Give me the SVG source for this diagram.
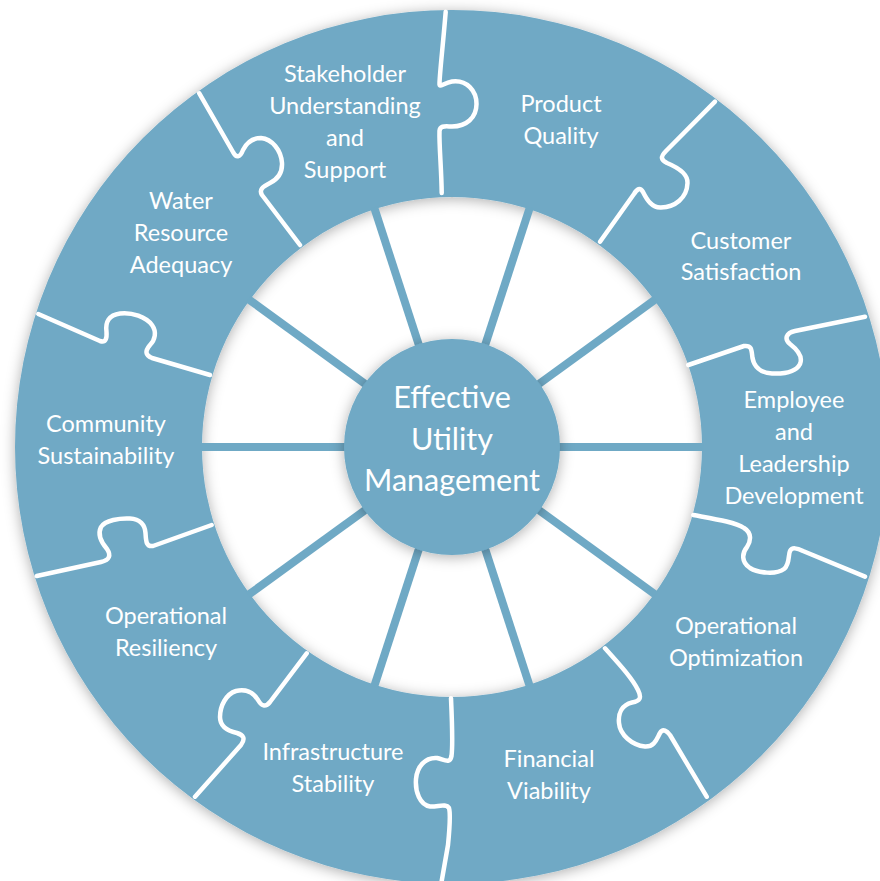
<svg xmlns="http://www.w3.org/2000/svg" width="880" height="881" viewBox="0 0 880 881">
<style>
.lbl{font-family:Lato,"Open Sans","Liberation Sans",sans-serif;font-size:23.5px;fill:#fff;text-anchor:middle}
.ctr{font-family:Lato,"Open Sans","Liberation Sans",sans-serif;font-size:30.5px;fill:#fff;text-anchor:middle}
.seam{fill:none;stroke:#fff;stroke-width:4.5;stroke-linecap:round;stroke-linejoin:round}
.spoke{stroke:#6fa9c5;stroke-width:8}
</style>
<defs>
<filter id="sh" x="-10%" y="-10%" width="120%" height="120%">
<feGaussianBlur in="SourceAlpha" stdDeviation="7"/>
<feOffset dx="0" dy="2" result="b"/>
<feFlood flood-color="#000" flood-opacity="0.32"/>
<feComposite in2="b" operator="in"/>
<feMerge><feMergeNode/><feMergeNode in="SourceGraphic"/></feMerge>
</filter>
</defs>
<rect width="880" height="881" fill="#fff"/>
<path id="ring" filter="url(#sh)" fill="#6fa9c5" fill-rule="evenodd" d="M15,447 a437,437 0 1,0 874,0 a437,437 0 1,0 -874,0 Z M202,447 a250,250 0 1,0 500,0 a250,250 0 1,0 -500,0 Z"/>
<g id="connectors">
<line class="spoke" x1="452" y1="447" x2="704" y2="447"/>
<line class="spoke" x1="452" y1="447" x2="200" y2="447"/>
<line class="spoke" x1="452" y1="447" x2="655.9" y2="298.9"/>
<line class="spoke" x1="452" y1="447" x2="529.9" y2="207.3"/>
<line class="spoke" x1="452" y1="447" x2="374.1" y2="207.3"/>
<line class="spoke" x1="452" y1="447" x2="248.1" y2="298.9"/>
<line class="spoke" x1="452" y1="447" x2="248.1" y2="595.1"/>
<line class="spoke" x1="452" y1="447" x2="374.1" y2="686.7"/>
<line class="spoke" x1="452" y1="447" x2="529.9" y2="686.7"/>
<line class="spoke" x1="452" y1="447" x2="655.9" y2="595.1"/>
</g>
<g id="seams">
<path class="seam" d="M445.7,11.7 C443,45 440,70 439.5,83 C439,89 443,83 452,81.5 C467,79.5 476.5,91 476.5,104 C476.5,118 466,126.5 452,126.5 C446,126.5 440,125 439.5,131 C439,145 441.5,170 441.7,193"/>
<path class="seam" d="M715,101.7 L666,151 C660,157 661,160 667,163 C679,168 688,175 687.5,183 C687,198 675,207 661,207.5 C652,208 647,200 643,192 C640,187 637,189 634,194 L600,241.7"/>
<path class="seam" d="M865,316.7 L795,331 C786,333 784,339 790,344 C799,351 803,357 800,364 C796,372 784,374 772,373.5 C760,373 754,366 752.5,358 C751.5,350 752,345 744,346 L688.3,365"/>
<path class="seam" d="M693.3,515 C715,519 735,522 744,528 C752,533 751,541 747,547 C742,553 741,562 750,568 C758,573 776,575 784,569 C790,564 788,555 790,551 C792,547 797,548 803,551 L865,576.7"/>
<path class="seam" d="M605,648.3 C620,665 632,678 638,690 C642,698 640,701 632,702.5 C622,705 618,713 619,723 C620,735 632,745 645,746.5 C655,747 657,738 660,733 C663,728 667,731 670,735 L706.7,796.7"/>
<path class="seam" d="M451,698.3 C452,720 453,745 451.5,756 C450,764 445,760 437,758 C425,757 417,767 416,779 C415,792 420,805 430,806.5 C438,807 446,803 449,808 C451,815 449,835 448,845 L441.7,881"/>
<path class="seam" d="M306.7,653.3 L270,702 C266,707 262,707 258,700 C253,692 245,689 236,691 C226,694 220,706 220,717 C220,727 228,731 237,733 C243,735 246,738 241,745 L195,796.7"/>
<path class="seam" d="M36.7,576 L101,562 C110,560 111,555 107,549 C101,542 97,535 101,527 C105,520 120,518 130,518.5 C140,519 145,525 145.5,533 C146,541 146,547 153,546 L211.7,525"/>
<path class="seam" d="M38.3,314 L100,341 C106,343 107,338 106.5,332 C105,322 109,315 120,313.5 C132,312 146,317 152,325 C157,332 155,340 150,345 C145,351 145,355 152,358 L210,375"/>
<path class="seam" d="M199.3,93.3 L233,152 C236,158 240,158 243,150 C247,142 252,138 261,138 C272,139 281,150 282,163 C282.5,173 278,179 270,183 C262,187 259,190 262,195 L300,245"/>
</g>
<g id="center">
<circle cx="452" cy="447" r="108" fill="#6fa9c5" filter="url(#sh)"/>
<text class="ctr" x="452" y="408">Effective</text>
<text class="ctr" x="452" y="450">Utility</text>
<text class="ctr" x="452" y="491">Management</text>
</g>
<g id="stakeholder"><text class="lbl" x="345" y="82">Stakeholder</text><text class="lbl" x="345" y="114">Understanding</text><text class="lbl" x="345" y="146">and</text><text class="lbl" x="345" y="178">Support</text></g>
<g id="product"><text class="lbl" x="561" y="112">Product</text><text class="lbl" x="561" y="144">Quality</text></g>
<g id="customer"><text class="lbl" x="741" y="249">Customer</text><text class="lbl" x="741" y="280">Satisfaction</text></g>
<g id="employee"><text class="lbl" x="794" y="408">Employee</text><text class="lbl" x="794" y="440">and</text><text class="lbl" x="794" y="472">Leadership</text><text class="lbl" x="794" y="504">Development</text></g>
<g id="optimization"><text class="lbl" x="736" y="634">Operational</text><text class="lbl" x="736" y="666">Optimization</text></g>
<g id="financial"><text class="lbl" x="549" y="767">Financial</text><text class="lbl" x="549" y="799">Viability</text></g>
<g id="infrastructure"><text class="lbl" x="333" y="760">Infrastructure</text><text class="lbl" x="333" y="792">Stability</text></g>
<g id="resiliency"><text class="lbl" x="166" y="624">Operational</text><text class="lbl" x="166" y="656">Resiliency</text></g>
<g id="community"><text class="lbl" x="106" y="432">Community</text><text class="lbl" x="106" y="464">Sustainability</text></g>
<g id="water"><text class="lbl" x="181" y="209">Water</text><text class="lbl" x="181" y="241">Resource</text><text class="lbl" x="181" y="273">Adequacy</text></g>
</svg>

### PROBLEM REQUIREMENTS
Repeat the listing in full and exactly. Do not include any images.

### WRITTEN SOLUTION
Give me the SVG source for this diagram.
<svg xmlns="http://www.w3.org/2000/svg" width="880" height="881" viewBox="0 0 880 881">
<style>
.lbl{font-family:Lato,"Open Sans","Liberation Sans",sans-serif;font-size:23.5px;fill:#fff;text-anchor:middle}
.ctr{font-family:Lato,"Open Sans","Liberation Sans",sans-serif;font-size:30.5px;fill:#fff;text-anchor:middle}
.seam{fill:none;stroke:#fff;stroke-width:4.5;stroke-linecap:round;stroke-linejoin:round}
.spoke{stroke:#6fa9c5;stroke-width:8}
</style>
<defs>
<filter id="sh" x="-10%" y="-10%" width="120%" height="120%">
<feGaussianBlur in="SourceAlpha" stdDeviation="7"/>
<feOffset dx="0" dy="2" result="b"/>
<feFlood flood-color="#000" flood-opacity="0.32"/>
<feComposite in2="b" operator="in"/>
<feMerge><feMergeNode/><feMergeNode in="SourceGraphic"/></feMerge>
</filter>
</defs>
<rect width="880" height="881" fill="#fff"/>
<path id="ring" filter="url(#sh)" fill="#6fa9c5" fill-rule="evenodd" d="M15,447 a437,437 0 1,0 874,0 a437,437 0 1,0 -874,0 Z M202,447 a250,250 0 1,0 500,0 a250,250 0 1,0 -500,0 Z"/>
<g id="connectors">
<line class="spoke" x1="452" y1="447" x2="704" y2="447"/>
<line class="spoke" x1="452" y1="447" x2="200" y2="447"/>
<line class="spoke" x1="452" y1="447" x2="655.9" y2="298.9"/>
<line class="spoke" x1="452" y1="447" x2="529.9" y2="207.3"/>
<line class="spoke" x1="452" y1="447" x2="374.1" y2="207.3"/>
<line class="spoke" x1="452" y1="447" x2="248.1" y2="298.9"/>
<line class="spoke" x1="452" y1="447" x2="248.1" y2="595.1"/>
<line class="spoke" x1="452" y1="447" x2="374.1" y2="686.7"/>
<line class="spoke" x1="452" y1="447" x2="529.9" y2="686.7"/>
<line class="spoke" x1="452" y1="447" x2="655.9" y2="595.1"/>
</g>
<g id="seams">
<path class="seam" d="M445.7,11.7 C443,45 440,70 439.5,83 C439,89 443,83 452,81.5 C467,79.5 476.5,91 476.5,104 C476.5,118 466,126.5 452,126.5 C446,126.5 440,125 439.5,131 C439,145 441.5,170 441.7,193"/>
<path class="seam" d="M715,101.7 L666,151 C660,157 661,160 667,163 C679,168 688,175 687.5,183 C687,198 675,207 661,207.5 C652,208 647,200 643,192 C640,187 637,189 634,194 L600,241.7"/>
<path class="seam" d="M865,316.7 L795,331 C786,333 784,339 790,344 C799,351 803,357 800,364 C796,372 784,374 772,373.5 C760,373 754,366 752.5,358 C751.5,350 752,345 744,346 L688.3,365"/>
<path class="seam" d="M693.3,515 C715,519 735,522 744,528 C752,533 751,541 747,547 C742,553 741,562 750,568 C758,573 776,575 784,569 C790,564 788,555 790,551 C792,547 797,548 803,551 L865,576.7"/>
<path class="seam" d="M605,648.3 C620,665 632,678 638,690 C642,698 640,701 632,702.5 C622,705 618,713 619,723 C620,735 632,745 645,746.5 C655,747 657,738 660,733 C663,728 667,731 670,735 L706.7,796.7"/>
<path class="seam" d="M451,698.3 C452,720 453,745 451.5,756 C450,764 445,760 437,758 C425,757 417,767 416,779 C415,792 420,805 430,806.5 C438,807 446,803 449,808 C451,815 449,835 448,845 L441.7,881"/>
<path class="seam" d="M306.7,653.3 L270,702 C266,707 262,707 258,700 C253,692 245,689 236,691 C226,694 220,706 220,717 C220,727 228,731 237,733 C243,735 246,738 241,745 L195,796.7"/>
<path class="seam" d="M36.7,576 L101,562 C110,560 111,555 107,549 C101,542 97,535 101,527 C105,520 120,518 130,518.5 C140,519 145,525 145.5,533 C146,541 146,547 153,546 L211.7,525"/>
<path class="seam" d="M38.3,314 L100,341 C106,343 107,338 106.5,332 C105,322 109,315 120,313.5 C132,312 146,317 152,325 C157,332 155,340 150,345 C145,351 145,355 152,358 L210,375"/>
<path class="seam" d="M199.3,93.3 L233,152 C236,158 240,158 243,150 C247,142 252,138 261,138 C272,139 281,150 282,163 C282.5,173 278,179 270,183 C262,187 259,190 262,195 L300,245"/>
</g>
<g id="center">
<circle cx="452" cy="447" r="108" fill="#6fa9c5" filter="url(#sh)"/>
<text class="ctr" x="452" y="408">Effective</text>
<text class="ctr" x="452" y="450">Utility</text>
<text class="ctr" x="452" y="491">Management</text>
</g>
<g id="stakeholder"><text class="lbl" x="345" y="82">Stakeholder</text><text class="lbl" x="345" y="114">Understanding</text><text class="lbl" x="345" y="146">and</text><text class="lbl" x="345" y="178">Support</text></g>
<g id="product"><text class="lbl" x="561" y="112">Product</text><text class="lbl" x="561" y="144">Quality</text></g>
<g id="customer"><text class="lbl" x="741" y="249">Customer</text><text class="lbl" x="741" y="280">Satisfaction</text></g>
<g id="employee"><text class="lbl" x="794" y="408">Employee</text><text class="lbl" x="794" y="440">and</text><text class="lbl" x="794" y="472">Leadership</text><text class="lbl" x="794" y="504">Development</text></g>
<g id="optimization"><text class="lbl" x="736" y="634">Operational</text><text class="lbl" x="736" y="666">Optimization</text></g>
<g id="financial"><text class="lbl" x="549" y="767">Financial</text><text class="lbl" x="549" y="799">Viability</text></g>
<g id="infrastructure"><text class="lbl" x="333" y="760">Infrastructure</text><text class="lbl" x="333" y="792">Stability</text></g>
<g id="resiliency"><text class="lbl" x="166" y="624">Operational</text><text class="lbl" x="166" y="656">Resiliency</text></g>
<g id="community"><text class="lbl" x="106" y="432">Community</text><text class="lbl" x="106" y="464">Sustainability</text></g>
<g id="water"><text class="lbl" x="181" y="209">Water</text><text class="lbl" x="181" y="241">Resource</text><text class="lbl" x="181" y="273">Adequacy</text></g>
</svg>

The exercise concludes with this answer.